The path literal approach is very flexible: if a path literal starts with a valid UNC drive sequence, then it can allow single backslashes in the rest. Another reason we may want to allow p"C:\path\to\blah" syntax is that it matches what gets printed in a lot of places, including ones that we don't control. Another thing to consider is that it may be fine to not have any escape syntax in path strings: putting sequences that require escapes in paths is very rare and if you really want to do it, you can always interpolate a string.

c42f commented 3 years ago

I've been working with abstracting data location recently (see DataSets.jl) and I've noticed anew that there's a really big difference in the genericity of relative vs absolute path types.

However I'd observe that portable code likely gets the path root from somewhere programmatically and rarely needs absolute paths. From this point of view, a relative path literal would be fine, especially if it could incorporate a few things like tilde expansion.

Alas, doing away with absolute path literals is not going to satisfy anyone who wants to write a quick script unless we've got a compelling replacement. For system dependent stuff, perhaps we could have winpath"C:\foo\bar" and posixpath"/foo/bar" etc.

What can you do with an abstract absolute path?
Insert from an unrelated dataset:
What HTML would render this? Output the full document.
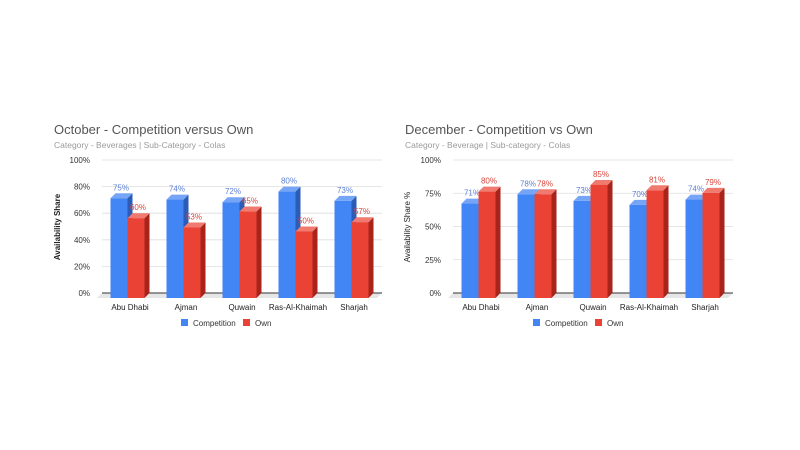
<!DOCTYPE html>
<html><head><meta charset="utf-8"><style>
html,body{margin:0;padding:0;background:#fff;width:800px;height:450px;overflow:hidden}
svg{font-family:"Liberation Sans",Arial,sans-serif;display:block}
</style></head><body>
<svg id="s" width="800" height="450" viewBox="0 0 800 450"></svg>
<script>
const categories = ["Abu Dhabi","Ajman","Quwain","Ras-Al-Khaimah","Sharjah"];
const octCompetition = [75,74,72,80,73];
const octOwn = [60,53,65,50,57];
const decCompetition = [71,78,73,70,74];
const decOwn = [80,78,85,81,79];
const octTicks = ["0%","20%","40%","60%","80%","100%"];
const decTicks = ["0%","25%","50%","75%","100%"];
const legendLabels = ["Competition","Own"];

const NS="http://www.w3.org/2000/svg";
const svg=document.getElementById('s');
function mk(tag,attrs,parent,text){const e=document.createElementNS(NS,tag);for(const k in attrs)e.setAttribute(k,attrs[k]);if(text!==undefined)e.textContent=text;(parent||svg).appendChild(e);return e;}

const COL={blue:{f:"#4285f4",s:"#2b5cb8",t:"#76a5f7",lab:"#5b7fd6"},red:{f:"#ea4335",s:"#a8231a",t:"#f07a6f",lab:"#d9453b"}};

function chart(cfg){
  const g=mk('g',{});
  
  
  const x0=cfg.x0,x1=cfg.x0+280,yTop=160,yBot=293,dx=5,dy=5;
  const yScale=v=>yBot-(v/100)*(yBot-yTop);
  const t=mk('text',{x:cfg.tx,y:134,'font-size':13,fill:'#555'},g,cfg.title);
  
  const st=mk('text',{x:cfg.tx,y:148,'font-size':8.5,fill:'#9a9a9a'},g,cfg.subtitle);
  
  // floor
  const fl=mk('polygon',{points:`${x0-dx},${yBot+dy} ${x1-dx},${yBot+dy} ${x1},${yBot} ${x0},${yBot}`,fill:'#e6e6e6'},g);
  
  const ticks=cfg.ticks;
  ticks.forEach((lab,i)=>{
    const v=i*100/(ticks.length-1);const y=yScale(v);
    const gl=mk('line',{x1:x0,x2:x1,y1:y,y2:y,stroke:i==0?'#333':'#ddd','stroke-width':i==0?1:0.8},g);
    
    const tl=mk('text',{x:x0-12,y:y+3,'font-size':8,fill:'#333','text-anchor':'end'},g,lab);
    
  });
  const yt=mk('text',{transform:`translate(${cfg.yx},227) rotate(-90)`,'font-size':8,fill:'#222','font-weight':cfg.bold?'bold':'normal','text-anchor':'middle'},g,cfg.ytitle);
  
  const step=280/categories.length,bw=17;
  const series=[[cfg.comp,COL.blue,'competition'],[cfg.own,COL.red,'own']];
  categories.forEach((c,i)=>{
    const cx=x0+step*(i+0.5);
    series.forEach(([vals,col,nm],j)=>{
      const v=vals[i];
      const bx=cx-bw-dx/2+j*bw, top=yScale(v)+dy, bot=yBot+dy;
      const bg=mk('g',{},g);
      
      
      mk('polygon',{points:`${bx+bw},${top} ${bx+bw+dx},${top-dy} ${bx+bw+dx},${bot-dy} ${bx+bw},${bot}`,fill:col.s},bg);
      mk('polygon',{points:`${bx},${top} ${bx+dx},${top-dy} ${bx+bw+dx},${top-dy} ${bx+bw},${top}`,fill:col.t},bg);
      mk('rect',{x:bx,y:top,width:bw,height:bot-top,fill:col.f},bg);
      const vl=mk('text',{x:bx+bw/2+2,y:top-8,'font-size':8,fill:col.lab,'text-anchor':'middle'},g,v+'%');
      
    });
    const cl=mk('text',{x:cx,y:310,'font-size':8,fill:'#222','text-anchor':'middle'},g,c);
    
  });
  // legend
  [[COL.blue.f,legendLabels[0],cfg.lx],[COL.red.f,legendLabels[1],cfg.lx+62]].forEach(([f,l,x])=>{
    const lg=mk('g',{},g);
    
    mk('rect',{x:x,y:319,width:7,height:7,fill:f},lg);
    mk('text',{x:x+12,y:326,'font-size':8,fill:'#333'},lg,l);
  });
}
chart({name:'october-chart',x0:102,tx:54,title:'October - Competition versus Own',subtitle:'Category - Beverages | Sub-Category - Colas',ticks:octTicks,comp:octCompetition,own:octOwn,yx:60,bold:true,ytitle:'Availability Share',lx:181});
chart({name:'december-chart',x0:453,tx:405,title:'December - Competition vs Own',subtitle:'Category - Beverage | Sub-category - Colas',ticks:decTicks,comp:decCompetition,own:decOwn,yx:410,bold:false,ytitle:'Availability Share %',lx:533});
</script>
</body></html>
In generic code which takes AbstractAbsolutePath, you can

But other than that, I don't think it's clear what you can do! There's some other contenders for generic verbs but they have their problems

If you think about open(path) long enough, you'll realize another problem: there's more than one way to reflect an abstract resource into the program as a Julia type. Even for normal file paths, you have the options in open() vs mmap(). In DataSets.jl, I'm experimenting with open(T, path) (where path::DataSet) when trying to attack this problem.

vtjnash commented 2 years ago

I think the suggested path forward here is https://github.com/rofinn/FilePaths.jl. We aren't going to make breaking changes to the file system functions in base to stop using string, and I think it does make the most sense for the primary API to be strings, but with the option for the user to layer a more advanced type on top (particularly for more complex cases such as non-local resources)

But this could be a discourse post or discussion here, if we want to continue with the julep proposal written here.